If each stage makes a separate image, how do you get the jar file from the build stage to the run stage? That comes from a new option to the COPY command, --from. An oversimplified multi-stage build looks like:
FROM maven as build
COPY src /app/src
WORKDIR /app/src
RUN mvn install
FROM openjdk:jre as release
COPY --from=build /app/src/target/app.jar /app
CMD java -jar /app/app.jar
With that COPY --from=build we are able to take the artifact built in the build stage and add it to the release stage, without including anything else from that first stage (no layers of compile tools like JDK or Maven get added to our second stage).
How is the FROM x as y and the COPY --from=y /a /b working together? The FROM x as y is defining an image name for the duration of this build, in this case y. Anywhere later in the Dockerfile that you would put an image name, you can put y and you'll get the result of this stage as your input. So you could say:
FROM upstream as mybuilder
RUN apk add common_tools
FROM mybuilder as stage2
RUN some_tool arg2
FROM mybuilder as stage3
RUN some_tool arg3
FROM minimal_base as release
COPY --from=stage2 /bin2 /
COPY --from=stage3 /bin3 /
Note how stage2 and stage3 are each FROM mybuilder that is the output of the first stage.

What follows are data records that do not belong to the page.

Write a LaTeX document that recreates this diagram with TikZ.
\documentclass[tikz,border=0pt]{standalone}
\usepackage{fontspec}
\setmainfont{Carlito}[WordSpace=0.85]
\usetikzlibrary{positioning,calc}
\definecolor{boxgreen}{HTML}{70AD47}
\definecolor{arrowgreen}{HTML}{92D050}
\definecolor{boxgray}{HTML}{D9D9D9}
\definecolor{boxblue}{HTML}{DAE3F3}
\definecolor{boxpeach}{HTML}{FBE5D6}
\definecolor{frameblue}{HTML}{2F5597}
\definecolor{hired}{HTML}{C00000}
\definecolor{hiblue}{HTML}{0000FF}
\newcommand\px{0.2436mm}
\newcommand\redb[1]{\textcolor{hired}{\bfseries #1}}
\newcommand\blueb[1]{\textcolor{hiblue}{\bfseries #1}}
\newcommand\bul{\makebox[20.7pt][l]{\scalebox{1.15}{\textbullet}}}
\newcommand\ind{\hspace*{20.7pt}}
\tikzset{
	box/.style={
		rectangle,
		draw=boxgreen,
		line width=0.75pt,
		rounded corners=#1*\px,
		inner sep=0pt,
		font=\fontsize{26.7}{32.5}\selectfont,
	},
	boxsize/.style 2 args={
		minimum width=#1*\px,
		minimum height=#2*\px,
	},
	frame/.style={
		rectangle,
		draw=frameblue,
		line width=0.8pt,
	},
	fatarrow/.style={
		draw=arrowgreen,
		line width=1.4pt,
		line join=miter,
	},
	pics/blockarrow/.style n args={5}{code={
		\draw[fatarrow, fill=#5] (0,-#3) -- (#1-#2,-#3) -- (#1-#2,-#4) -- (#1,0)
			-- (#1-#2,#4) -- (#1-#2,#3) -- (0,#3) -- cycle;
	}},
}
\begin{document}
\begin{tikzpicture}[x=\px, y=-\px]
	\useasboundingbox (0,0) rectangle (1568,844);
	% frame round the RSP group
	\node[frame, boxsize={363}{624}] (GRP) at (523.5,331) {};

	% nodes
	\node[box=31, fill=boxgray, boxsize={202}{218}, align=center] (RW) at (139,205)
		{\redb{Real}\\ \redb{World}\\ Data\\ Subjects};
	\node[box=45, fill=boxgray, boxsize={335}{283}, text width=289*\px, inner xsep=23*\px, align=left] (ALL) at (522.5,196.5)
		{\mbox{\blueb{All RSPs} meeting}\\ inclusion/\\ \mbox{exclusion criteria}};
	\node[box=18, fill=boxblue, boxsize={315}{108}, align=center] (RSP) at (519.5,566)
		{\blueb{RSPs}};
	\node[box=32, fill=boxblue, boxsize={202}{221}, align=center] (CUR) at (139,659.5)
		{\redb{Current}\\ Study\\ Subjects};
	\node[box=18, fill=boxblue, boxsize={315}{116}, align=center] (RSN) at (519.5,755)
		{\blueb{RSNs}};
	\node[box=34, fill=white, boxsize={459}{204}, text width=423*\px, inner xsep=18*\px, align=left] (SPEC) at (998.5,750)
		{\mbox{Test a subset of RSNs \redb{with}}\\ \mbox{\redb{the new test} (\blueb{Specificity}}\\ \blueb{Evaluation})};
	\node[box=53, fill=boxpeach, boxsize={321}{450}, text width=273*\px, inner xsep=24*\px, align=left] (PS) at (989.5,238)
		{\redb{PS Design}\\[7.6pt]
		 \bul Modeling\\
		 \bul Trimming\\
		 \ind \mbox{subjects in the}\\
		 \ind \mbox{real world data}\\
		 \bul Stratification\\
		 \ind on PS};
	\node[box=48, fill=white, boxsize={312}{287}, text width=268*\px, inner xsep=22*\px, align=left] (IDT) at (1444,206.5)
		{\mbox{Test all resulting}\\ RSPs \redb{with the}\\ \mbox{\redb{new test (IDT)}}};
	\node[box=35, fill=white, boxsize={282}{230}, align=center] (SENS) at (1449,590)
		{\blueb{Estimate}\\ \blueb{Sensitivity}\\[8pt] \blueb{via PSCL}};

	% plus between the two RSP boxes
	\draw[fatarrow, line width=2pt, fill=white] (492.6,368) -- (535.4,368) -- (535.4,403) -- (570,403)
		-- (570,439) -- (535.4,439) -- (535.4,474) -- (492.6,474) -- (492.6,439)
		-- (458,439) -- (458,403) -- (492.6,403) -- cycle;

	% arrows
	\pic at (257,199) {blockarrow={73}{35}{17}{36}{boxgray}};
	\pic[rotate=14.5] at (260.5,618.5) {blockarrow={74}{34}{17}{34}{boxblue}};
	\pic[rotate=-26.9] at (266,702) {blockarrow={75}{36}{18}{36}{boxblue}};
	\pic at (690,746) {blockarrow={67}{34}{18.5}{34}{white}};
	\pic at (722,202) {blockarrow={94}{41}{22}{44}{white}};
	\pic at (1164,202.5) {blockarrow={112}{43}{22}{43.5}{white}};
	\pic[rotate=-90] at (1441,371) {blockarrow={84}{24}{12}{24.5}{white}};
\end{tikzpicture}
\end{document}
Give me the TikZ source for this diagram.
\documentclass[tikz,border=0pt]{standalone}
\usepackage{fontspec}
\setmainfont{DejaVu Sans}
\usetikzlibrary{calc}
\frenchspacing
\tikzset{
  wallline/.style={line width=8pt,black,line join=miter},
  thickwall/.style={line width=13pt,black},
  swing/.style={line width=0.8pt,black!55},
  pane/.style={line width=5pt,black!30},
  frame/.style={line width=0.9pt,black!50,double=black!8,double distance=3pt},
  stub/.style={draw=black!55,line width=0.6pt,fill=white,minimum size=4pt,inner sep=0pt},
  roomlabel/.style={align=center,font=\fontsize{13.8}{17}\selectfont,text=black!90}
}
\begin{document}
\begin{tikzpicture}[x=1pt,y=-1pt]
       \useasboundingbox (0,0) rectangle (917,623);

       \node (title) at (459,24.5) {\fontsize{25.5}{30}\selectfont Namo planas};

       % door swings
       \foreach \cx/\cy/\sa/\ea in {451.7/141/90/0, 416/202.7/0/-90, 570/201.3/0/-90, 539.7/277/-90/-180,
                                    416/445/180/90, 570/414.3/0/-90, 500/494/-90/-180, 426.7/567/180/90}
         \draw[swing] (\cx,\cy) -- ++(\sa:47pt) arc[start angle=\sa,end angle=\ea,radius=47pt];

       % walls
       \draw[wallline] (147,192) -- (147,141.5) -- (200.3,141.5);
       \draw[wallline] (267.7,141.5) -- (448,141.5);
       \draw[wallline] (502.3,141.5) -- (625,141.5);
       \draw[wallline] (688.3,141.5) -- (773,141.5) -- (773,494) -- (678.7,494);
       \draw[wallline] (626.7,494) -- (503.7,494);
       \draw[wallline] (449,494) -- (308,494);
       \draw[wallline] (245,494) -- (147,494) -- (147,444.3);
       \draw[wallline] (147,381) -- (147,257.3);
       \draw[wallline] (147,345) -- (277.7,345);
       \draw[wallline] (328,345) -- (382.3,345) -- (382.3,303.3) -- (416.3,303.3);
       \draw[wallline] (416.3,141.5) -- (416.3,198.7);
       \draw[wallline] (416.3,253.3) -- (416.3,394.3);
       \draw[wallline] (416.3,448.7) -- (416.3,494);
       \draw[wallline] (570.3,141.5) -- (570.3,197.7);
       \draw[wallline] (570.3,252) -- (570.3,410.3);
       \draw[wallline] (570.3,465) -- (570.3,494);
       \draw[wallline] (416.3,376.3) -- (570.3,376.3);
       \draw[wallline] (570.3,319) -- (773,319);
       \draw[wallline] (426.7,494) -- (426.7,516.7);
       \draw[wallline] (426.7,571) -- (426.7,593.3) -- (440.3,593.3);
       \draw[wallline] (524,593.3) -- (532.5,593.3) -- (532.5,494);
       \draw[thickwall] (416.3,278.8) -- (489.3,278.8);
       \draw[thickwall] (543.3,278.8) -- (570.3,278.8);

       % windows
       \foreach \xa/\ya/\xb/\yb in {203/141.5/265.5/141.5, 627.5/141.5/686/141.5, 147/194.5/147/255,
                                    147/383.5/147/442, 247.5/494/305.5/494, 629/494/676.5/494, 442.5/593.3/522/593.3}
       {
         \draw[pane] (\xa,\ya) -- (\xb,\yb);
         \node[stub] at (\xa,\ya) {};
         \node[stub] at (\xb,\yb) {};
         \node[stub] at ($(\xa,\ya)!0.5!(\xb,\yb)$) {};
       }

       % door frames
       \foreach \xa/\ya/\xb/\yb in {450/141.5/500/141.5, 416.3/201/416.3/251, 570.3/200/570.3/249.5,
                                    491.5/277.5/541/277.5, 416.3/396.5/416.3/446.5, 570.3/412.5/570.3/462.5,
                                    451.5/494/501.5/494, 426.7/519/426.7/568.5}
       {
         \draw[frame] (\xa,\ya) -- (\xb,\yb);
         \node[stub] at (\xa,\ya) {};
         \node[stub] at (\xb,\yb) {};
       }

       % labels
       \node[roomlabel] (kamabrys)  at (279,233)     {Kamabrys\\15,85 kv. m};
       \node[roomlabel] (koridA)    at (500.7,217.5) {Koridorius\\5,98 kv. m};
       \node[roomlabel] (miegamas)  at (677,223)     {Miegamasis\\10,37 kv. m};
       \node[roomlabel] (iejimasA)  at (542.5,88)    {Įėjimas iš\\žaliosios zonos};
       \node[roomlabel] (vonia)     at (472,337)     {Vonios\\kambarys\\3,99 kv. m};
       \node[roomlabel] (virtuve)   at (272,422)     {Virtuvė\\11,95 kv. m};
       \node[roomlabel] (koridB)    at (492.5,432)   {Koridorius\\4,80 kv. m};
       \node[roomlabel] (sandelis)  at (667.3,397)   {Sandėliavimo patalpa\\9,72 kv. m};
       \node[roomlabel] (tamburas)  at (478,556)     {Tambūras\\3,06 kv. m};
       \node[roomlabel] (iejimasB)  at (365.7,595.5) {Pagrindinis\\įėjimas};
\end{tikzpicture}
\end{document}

The COPY --from=y allows you to change the context where you are copying from to be another image instead of the build context. It doesn't have to be another stage. So, for example, you could do the following to get a docker binary in your image:
FROM alpine
COPY --from=docker:stable /usr/local/bin/docker /usr/local/bin/
Further documentation on this is available at: https://docs.docker.com/develop/develop-images/multistage-build/
a build stage starts at a FROM statement and ends at the step before the next FROM statement
stage | steɪdʒ |
noun
a point, period, or step in a process or development
Take a practical example: you want to build an image which contains a production ready web server with Typescript files compiled to Javascript. You want to build that Typescript within a Docker container to simplify dependency management. So you need:
node.js
Typescript
any dependencies needed for compilation
Webpack or whatever
nginx/Apache/whatever
In your final image you only really need the compiled .js files and, say, nginx. But to get there, you need all that other stuff first. When you upload that final image, it will contain all the intermediate layers, even if they're unnecessary for the final product.
Docker build stages now allow you to actually separate those stages, or steps, into separate images, while still using just one Dockerfile and not needing to glue several Dockerfiles together with external shell scripts or such. E.g.:
FROM node as builder
RUN npm install ...
# whatever you need to build your files
FROM nginx as production
COPY --from=builder /final.js /var/www/html
The final result of this Dockerfile is a small image with nginx as its base plus just the final .js file. It does not contain all the unnecessary stuff like node.js and the npm dependencies.
builder here is the first stage, production is the second stage. In this case the first stage will be discarded at the end of the process, but you can also choose to build a specific stage using docker build --target=builder. A new FROM introduces a new, separate stage. They're essentially separate Dockerfiles, but they can share data using COPY --from.